Currently trying to do tests on:
SDK: 3.7.5
CUDA: 11.7 + CUDNN
(but as of today 3.7.5 is only 2 days old and unstable)


Indeed our object detection module’s performance decrease with the number of detected objects. It’s mainly because of the CPU, not the GPU, because of the tracking.
Enabling the the positional tracking static mode is a good thing. You can also lower the depth mode, if you use NEURAL, ULTRA should be enough.

Best regards

NEURAL is only just released on 3.7.5 correct? All my tests have been done in ULTRA so far.

How is it that here it’s shown that the body tracking working smooth with 11 people being tracked? (with the addition of the camera movement)

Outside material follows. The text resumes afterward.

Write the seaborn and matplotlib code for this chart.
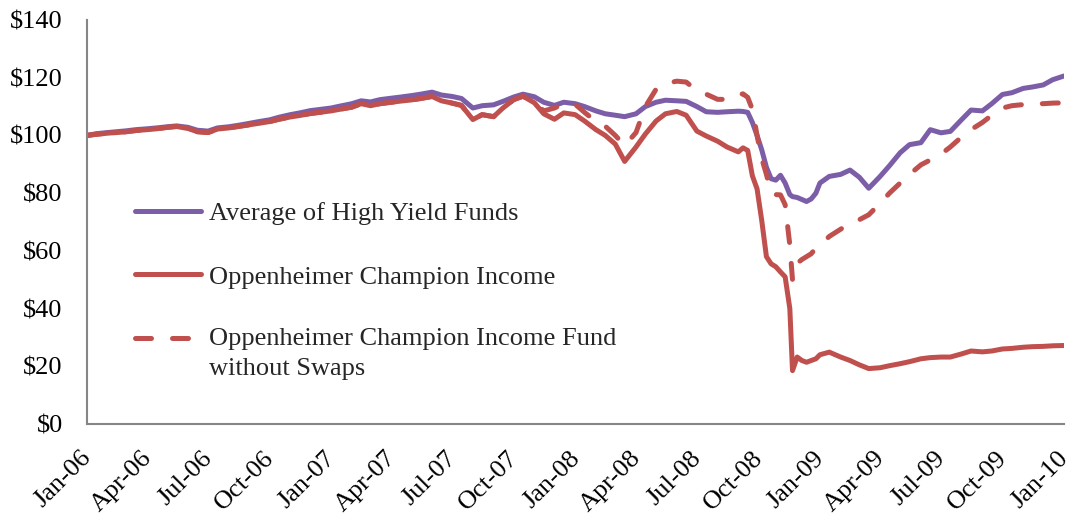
import numpy as np
import pandas as pd
import seaborn as sns
import matplotlib
matplotlib.use("Agg")
import matplotlib.pyplot as plt
import matplotlib.dates as mdates
from matplotlib.transforms import ScaledTranslation
from matplotlib.legend_handler import HandlerLine2D

# Growth of $100 invested
dates = [
    "2006-01-01", "2006-01-15", "2006-02-01", "2006-02-15", "2006-03-01", "2006-03-15",
    "2006-04-01", "2006-04-15", "2006-05-01", "2006-05-15", "2006-06-01", "2006-06-15",
    "2006-07-01", "2006-07-15", "2006-08-01", "2006-08-15", "2006-09-01", "2006-09-15",
    "2006-10-01", "2006-10-15", "2006-11-01", "2006-11-15", "2006-12-01", "2006-12-15",
    "2007-01-01", "2007-01-15", "2007-02-01", "2007-02-15", "2007-03-01", "2007-03-15",
    "2007-04-01", "2007-04-15", "2007-05-01", "2007-05-15", "2007-06-01", "2007-06-15",
    "2007-07-01", "2007-07-15", "2007-08-01", "2007-08-15", "2007-09-01", "2007-09-15",
    "2007-10-01", "2007-10-15", "2007-11-01", "2007-11-15", "2007-12-01", "2007-12-15",
    "2008-01-01", "2008-01-15", "2008-02-01", "2008-02-15", "2008-03-01", "2008-03-15",
    "2008-04-01", "2008-04-15", "2008-05-01", "2008-05-15", "2008-06-01", "2008-06-15",
    "2008-07-01", "2008-07-15", "2008-08-01", "2008-08-15",
    "2008-09-01", "2008-09-08", "2008-09-15", "2008-09-22", "2008-09-29", "2008-10-06",
    "2008-10-13", "2008-10-20", "2008-10-27", "2008-11-03", "2008-11-10", "2008-11-17",
    "2008-11-21", "2008-11-28", "2008-12-05", "2008-12-12", "2008-12-19", "2008-12-26",
    "2009-01-01", "2009-01-15", "2009-02-01", "2009-02-15", "2009-03-01", "2009-03-15",
    "2009-04-01", "2009-04-15", "2009-05-01", "2009-05-15", "2009-06-01", "2009-06-15",
    "2009-07-01", "2009-07-15", "2009-08-01", "2009-08-15", "2009-09-01", "2009-09-15",
    "2009-10-01", "2009-10-15", "2009-11-01", "2009-11-15", "2009-12-01", "2009-12-15",
    "2010-01-01",
]

high_yield_avg = [
    100.0, 100.6, 101.0, 101.3, 101.6, 102.0, 102.3, 102.6, 103.0, 103.3, 102.8, 101.8,
    101.5, 102.6, 103.0, 103.5, 104.2, 104.8, 105.4, 106.3, 107.2, 107.8, 108.6, 109.0,
    109.5, 110.2, 111.0, 112.0, 111.6, 112.4, 112.9, 113.3, 113.8, 114.3, 115.0, 114.0,
    113.5, 112.8, 109.5, 110.3, 110.6, 111.8, 113.3, 114.3, 113.4, 111.5, 110.4, 111.5,
    111.0, 110.0, 108.5, 107.5, 107.0, 106.5, 107.5, 110.0, 111.5, 112.2, 112.0, 111.8,
    110.0, 108.2, 108.0, 108.2,
    108.4, 108.3, 108.0, 104.5, 100.0, 95.0, 89.0, 85.0, 84.5, 86.2, 83.5, 79.5,
    78.8, 78.5, 77.8, 77.1, 78.0, 80.0,
    83.5, 85.8, 86.5, 88.0, 85.5, 81.7, 85.8, 89.5, 94.0, 96.8, 97.5, 102.0,
    100.9, 101.4, 105.5, 108.8, 108.5, 111.0, 114.2, 114.8, 116.3, 116.8, 117.5, 119.3,
    120.6,
]

champion_income = [
    100.0, 100.4, 100.8, 101.0, 101.3, 101.7, 102.0, 102.3, 102.8, 103.1, 102.4, 101.3,
    101.0, 102.2, 102.6, 103.1, 103.7, 104.2, 104.8, 105.6, 106.4, 106.9, 107.6, 108.0,
    108.5, 109.1, 109.8, 111.0, 110.3, 111.0, 111.5, 111.9, 112.3, 112.8, 113.5, 112.0,
    111.2, 110.4, 105.5, 107.2, 106.5, 109.5, 112.4, 113.6, 111.3, 107.5, 105.6, 107.8,
    107.2, 105.0, 102.0, 100.0, 97.0, 91.0, 96.0, 100.5, 105.0, 107.5, 108.3, 107.0,
    101.5, 99.8, 98.0, 96.0,
    94.3, 95.7, 94.8, 86.0, 81.5, 70.5, 58.0, 55.5, 54.5, 52.7, 51.0, 40.0,
    18.5, 23.2, 22.0, 21.4, 22.0, 22.6,
    24.0, 24.9, 23.2, 22.0, 20.5, 19.2, 19.5, 20.2, 20.9, 21.6, 22.6, 23.0,
    23.2, 23.2, 24.3, 25.3, 25.0, 25.3, 26.0, 26.2, 26.6, 26.8, 26.9, 27.1,
    27.2,
]

champion_no_swaps = [
    100.0, 100.4, 100.8, 101.0, 101.3, 101.7, 102.0, 102.3, 102.8, 103.1, 102.4, 101.3,
    101.0, 102.2, 102.6, 103.1, 103.7, 104.2, 104.8, 105.6, 106.4, 106.9, 107.6, 108.0,
    108.5, 109.1, 109.8, 111.0, 110.3, 111.0, 111.5, 111.9, 112.3, 112.8, 113.5, 112.0,
    111.2, 110.4, 105.5, 107.2, 106.5, 109.5, 112.4, 113.6, 111.3, 108.5, 109.5, 111.0,
    110.8, 108.0, 104.8, 103.2, 100.0, 96.5, 101.0, 110.0, 116.0, 118.0, 118.8, 118.5,
    115.5, 114.3, 112.5, 112.5,
    114.2, 114.4, 113.2, 109.0, 100.0, 92.0, 86.5, 80.0, 79.5, 79.4, 76.0, 62.0,
    50.0, 55.7, 57.0, 58.0, 59.0, 61.0,
    62.0, 65.0, 67.5, 69.6, 70.8, 72.5, 76.5, 80.0, 83.5, 86.5, 89.8, 91.5,
    93.5, 96.0, 99.5, 102.0, 104.5, 107.0, 109.5, 110.3, 110.7, 111.0, 111.0, 111.2,
    111.3,
]

series_names = [
    "Average of High Yield Funds",
    "Oppenheimer Champion Income",
    "Oppenheimer Champion Income Fund\nwithout Swaps",
]
y_ticks = [0, 20, 40, 60, 80, 100, 120, 140]

purple = "#7B5EA7"
red = "#C0504D"
grey = "#868686"
lw = 3.6


class FirstLineHandler(HandlerLine2D):
    """Put the legend sample level with the first line of a two-line label."""

    def __init__(self, shift, **kw):
        super().__init__(**kw)
        self.shift = shift

    def create_artists(self, legend, orig_handle, xdescent, ydescent, width,
                       height, fontsize, trans):
        artists = super().create_artists(legend, orig_handle, xdescent, ydescent,
                                         width, height, fontsize, trans)
        for a in artists:
            a.set_ydata(np.asarray(a.get_ydata()) + self.shift)
        return artists


df = pd.DataFrame({
    "date": pd.to_datetime(dates),
    "hy": high_yield_avg,
    "ci": champion_income,
    "ns": champion_no_swaps,
})

sns.set_style("white")
plt.rcParams["font.family"] = ["Liberation Serif", "DejaVu Serif"]
plt.rcParams["font.size"] = 19

fig = plt.figure(figsize=(10.71, 5.18), dpi=100)
ax = fig.add_axes([87 / 1071, 1 - 424 / 518, (1064 - 87) / 1071, (424 - 20) / 518])

sns.lineplot(data=df, x="date", y="hy", ax=ax, color=purple, linewidth=lw,
             label=series_names[0], solid_capstyle="round")
sns.lineplot(data=df, x="date", y="ci", ax=ax, color=red, linewidth=lw,
             label=series_names[1], solid_capstyle="round")
sns.lineplot(data=df, x="date", y="ns", ax=ax, color=red, linewidth=lw,
             label=series_names[2])

dashed = [ln for ln in ax.lines if ln.get_label() == series_names[2]][0]
dashed.set_linestyle((0, (3.2, 4.2)))
dashed.set_dash_capstyle("round")

ax.set_xlim(pd.Timestamp("2006-01-01"), pd.Timestamp("2010-01-01"))
ax.set_ylim(0, 140)
ax.set_yticks(y_ticks)
ax.set_yticklabels([f"${v}" for v in y_ticks])
ax.xaxis.set_major_locator(mdates.MonthLocator(bymonth=[1, 4, 7, 10]))
ax.xaxis.set_major_formatter(mdates.DateFormatter("%b-%y"))
ax.set_xlabel("")
ax.set_ylabel("")

for side in ["top", "right"]:
    ax.spines[side].set_visible(False)
for side in ["left", "bottom"]:
    ax.spines[side].set_color(grey)
    ax.spines[side].set_linewidth(1.5)
ax.tick_params(axis="both", which="major", length=6, width=1.5, color=grey,
               direction="out", labelsize=19, labelcolor="black")
ax.tick_params(axis="y", pad=11.5)
ax.tick_params(axis="x", pad=4)
shift = ScaledTranslation(-0.065, -0.09, fig.dpi_scale_trans)
for lbl in ax.get_xticklabels():
    lbl.set_rotation(45)
    lbl.set_ha("right")
    lbl.set_va("top")
    lbl.set_rotation_mode("anchor")
    lbl.set_transform(lbl.get_transform() + shift)

handles, labels = ax.get_legend_handles_labels()
leg = ax.legend(handles, labels, loc="upper left",
                bbox_to_anchor=(135 / 1071, 1 - 202 / 518),
                bbox_transform=fig.transFigure, frameon=False, fontsize=19,
                handlelength=2.5, handletextpad=0.3, labelspacing=1.5,
                borderpad=0, borderaxespad=0,
                handler_map={handles[2]: FirstLineHandler(11.0)})
leg.get_texts()[2].set_linespacing(1.45)
for h in leg.get_lines():
    h.set_linewidth(lw)

fig.savefig("out.png", dpi=100)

NEURAL was actually release with 3.7.0. It’s a lot better than ULTRA if you need a depth, but in your case you don’t need it.
The video you mentioned was made from a C++ app. We made a lot of progress to make python API reach the same level of performance than C++, but maybe there is an issue with our sample. Can you try the C++ sample ?
Also, there are a few more things than can improve the performance :

  • Batch mode, that is used to remember people ids, should be disabled
  • You can completely disable the object detection tracking to see if it changes something (ObjectDetectionParameters Class Reference | API Reference | Stereolabs)
  • As you already tried, the BODY_FORMAT 18 is a lot less power consuming.
    However, all these should not matter that much if you have a powerful CPU. Since you have a 3090 GPU, I assume your CPU is more than good.

I’ll do some more tests, we have recordings with a lot (a lot!) more people than that, and I’ll keep you updated.